What's Wrong With Goodwill Using A Minimum Wage Exception To Employ Disabled People?
There is an exception to the minimum wage laws which allow companies to pay disabled workers less than the legal minimum. Now Goodwill, the national thrift shop chain, is coming under fire for using that exception:
In a recent investigation for Watchdog.org, I reported that a majority of Goodwill entities in the United States pay people with disabilities less than the federal minimum wage, while these same Goodwills simultaneously spend tens of millions of dollars per year on executive compensation and travel-related expenses.
More than 100 Goodwill entities employ workers through the Special Wage Certificate program, a Depression-era loophole in federal labor law that allows organizations to pay subminimum wages to people with disabilities. According to Goodwill, 7,300 of its 105,000 employees are subject to the minimum wage exemption that affects 300,000 workers nationwide. My investigation revealed that these same Goodwill entities that use the special wage program simultaneously spent $53.7 million in total executive compensation.
It’s a little unfair, I think, to criticize Goodwill for this. The alternative to paying disabled workers less than the minimum wage is more than likely Goodwill not employing any disabled workers at all.
Labor markets operate like any other. Employers want to pay a wage that’s in keeping with the value of the employee they’re paying it to.
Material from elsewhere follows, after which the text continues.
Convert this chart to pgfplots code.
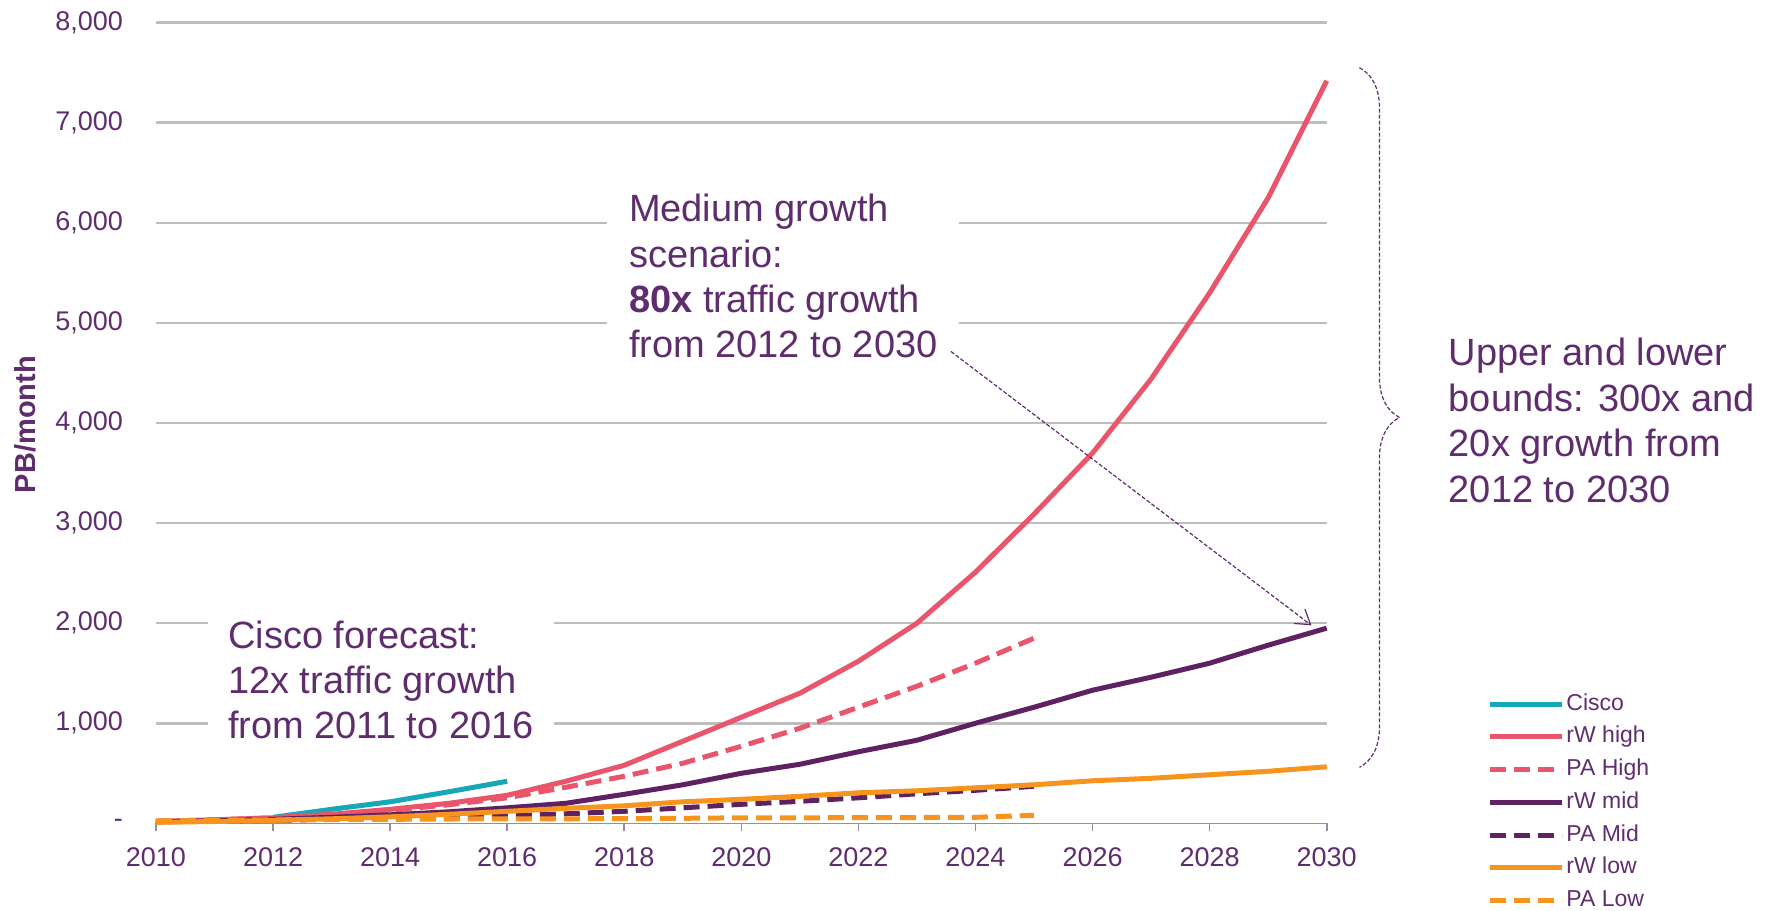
\documentclass[border=0pt]{standalone}
\usepackage{fontspec}
\setmainfont{Liberation Sans}
\usepackage{pgfplots}
\pgfplotsset{compat=1.18}
\usetikzlibrary{decorations.pathreplacing,arrows.meta}

\definecolor{txt}{HTML}{5F2D6E}
\definecolor{ciscoc}{HTML}{17A8B8}
\definecolor{redc}{HTML}{E9566B}
\definecolor{purc}{HTML}{5E2262}
\definecolor{orac}{HTML}{F7941D}
\definecolor{gridc}{HTML}{BEBEBE}
\definecolor{axisc}{HTML}{9A8AA8}

\begin{document}
\begin{tikzpicture}
\begin{axis}[
    scale only axis,
    width=585.5pt, height=400.4pt,
    xmin=2010, xmax=2030, ymin=0, ymax=8000,
    clip=false,
    axis x line*=bottom, axis y line*=left,
    y axis line style={draw=none},
    x axis line style={axisc, line width=0.8pt},
    xtick={2010,2012,2014,2016,2018,2020,2022,2024,2026,2028,2030},
    xticklabels={2010,2012,2014,2016,2018,2020,2022,2024,2026,2028,2030},
    xtick style={axisc, line width=0.8pt},
    tick align=outside, major tick length=4pt,
    ytick={1000,2000,3000,4000,5000,6000,7000,8000},
    yticklabels={{1,000},{2,000},{3,000},{4,000},{5,000},{6,000},{7,000},{8,000}},
    extra y ticks={0}, extra y tick labels={-},
    extra y tick style={grid=none},
    ytick style={draw=none},
    ymajorgrids, grid style={gridc, line width=1.3pt},
    ticklabel style={font=\fontsize{13.5}{15}\selectfont, text=txt},
    yticklabel style={xshift=-9pt},
    xticklabel style={yshift=-4.5pt},
    legend cell align=left,
    legend image code/.code={\draw[#1] (0pt,0pt) -- (36pt,0pt);},
    legend style={at={(rel axis cs:1.137,0.167)}, anchor=north west,
        draw=none, fill=none, inner sep=0pt, row sep=2.4pt,
        font=\fontsize{11.5}{13}\selectfont, text=txt,
        nodes={text height=9pt, text depth=3pt, inner sep=1pt}},
    every axis plot/.append style={line width=2.5pt, line join=round},
]
\coordinate (bl) at (rel axis cs:0,0);

% white boxes that break the gridlines
\node[fill=white, anchor=north west, align=left, inner xsep=10pt, inner ysep=4pt,
      font=\fontsize{19}{22.7}\selectfont, text=txt]
  at (axis cs:2010.886,2110) {Cisco forecast:\\12x traffic growth\\from 2011 to 2016};
\node[fill=white, anchor=north west, align=left, inner xsep=11pt, inner ysep=4pt,
      font=\fontsize{19}{22.7}\selectfont, text=txt]
  at (axis cs:2017.70,6370) {Medium growth\\scenario:\\\textbf{80x} traffic growth\\from 2012 to 2030};

\addplot[ciscoc] coordinates {(2012,60) (2013,140) (2014,215) (2015,315) (2016,420)};
\addlegendentry{Cisco}
\addplot[redc] coordinates {(2010,20) (2011,35) (2012,55) (2013,90) (2014,140) (2015,200) (2016,280)
  (2017,420) (2018,580) (2019,820) (2020,1060) (2021,1300) (2022,1620) (2023,2000) (2024,2510)
  (2025,3090) (2026,3700) (2027,4440) (2028,5300) (2029,6250) (2030,7420)};
\addlegendentry{rW high}
\addplot[redc, dash pattern=on 8pt off 4pt] coordinates {(2010,20) (2011,35) (2012,55) (2013,85)
  (2014,130) (2015,185) (2016,255) (2017,360) (2018,470) (2019,600) (2020,770) (2021,950)
  (2022,1160) (2023,1370) (2024,1600) (2025,1850)};
\addlegendentry{PA High}
\addplot[purc] coordinates {(2010,15) (2011,25) (2012,40) (2013,60) (2014,85) (2015,115) (2016,155)
  (2017,200) (2018,290) (2019,385) (2020,500) (2021,590) (2022,715) (2023,830) (2024,1000)
  (2025,1160) (2026,1330) (2027,1460) (2028,1600) (2029,1780) (2030,1950)};
\addlegendentry{rW mid}
\addplot[purc, dash pattern=on 8pt off 4pt] coordinates {(2010,15) (2011,22) (2012,30) (2013,40)
  (2014,52) (2015,62) (2016,75) (2017,95) (2018,120) (2019,155) (2020,190) (2021,220) (2022,255)
  (2023,295) (2024,330) (2025,370)};
\addlegendentry{PA Mid}
\addplot[orac] coordinates {(2010,10) (2011,18) (2012,30) (2013,45) (2014,65) (2015,90) (2016,120)
  (2017,150) (2018,175) (2019,215) (2020,240) (2021,270) (2022,305) (2023,325) (2024,355)
  (2025,385) (2026,425) (2027,450) (2028,485) (2029,520) (2030,565)};
\addlegendentry{rW low}
\addplot[orac, dash pattern=on 8pt off 4pt] coordinates {(2010,25) (2011,30) (2012,35) (2013,38)
  (2014,40) (2015,43) (2016,45) (2017,45) (2018,47) (2019,50) (2020,55) (2021,55) (2022,57)
  (2023,58) (2024,60) (2025,80)};
\addlegendentry{PA Low}

% arrow and brace
\draw[txt, line width=0.6pt, dash pattern=on 2pt off 1pt, -{Straight Barb[length=7pt,width=9pt]}]
  (axis cs:2023.58,4715) -- (axis cs:2029.74,1978);
\draw[txt, line width=0.6pt, dash pattern=on 2pt off 1pt, decorate, decoration={brace, amplitude=20pt}]
  (axis cs:2030.56,7550) -- (axis cs:2030.56,560);
\node[anchor=north west, align=left, inner sep=0pt, font=\fontsize{19}{22.7}\selectfont, text=txt]
  at (axis cs:2032.08,4850) {Upper and lower\\bounds: 300x and\\20x growth from\\2012 to 2030};

% y label
\node[rotate=90, font=\bfseries\fontsize{14.5}{16}\selectfont, text=txt]
  at ([xshift=-65.5pt]rel axis cs:0,0.498) {PB/month};
\end{axis}
\pgfresetboundingbox
\path[use as bounding box] ([shift={(-78pt,-43.75pt)}]bl) rectangle ([shift={(806.7pt,411.75pt)}]bl);
\end{tikzpicture}
\end{document}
It may not be very politically correct to say so, but disabled workers simply aren’t as valuable.
What the minimum wage does is price these workers out of the labor market by inflating wages beyond what they’re worth. Given the choice between paying the minimum wage to a disabled worker, or a non-disabled worker, employers are going to opt for the non-disabled worker.
The exception to the minimum wage law is a good thing. It gives employers flexibility, and allows disabled workers to find a place in the job markets. Better, for them, to have a job at a lower wage than to have no job at all.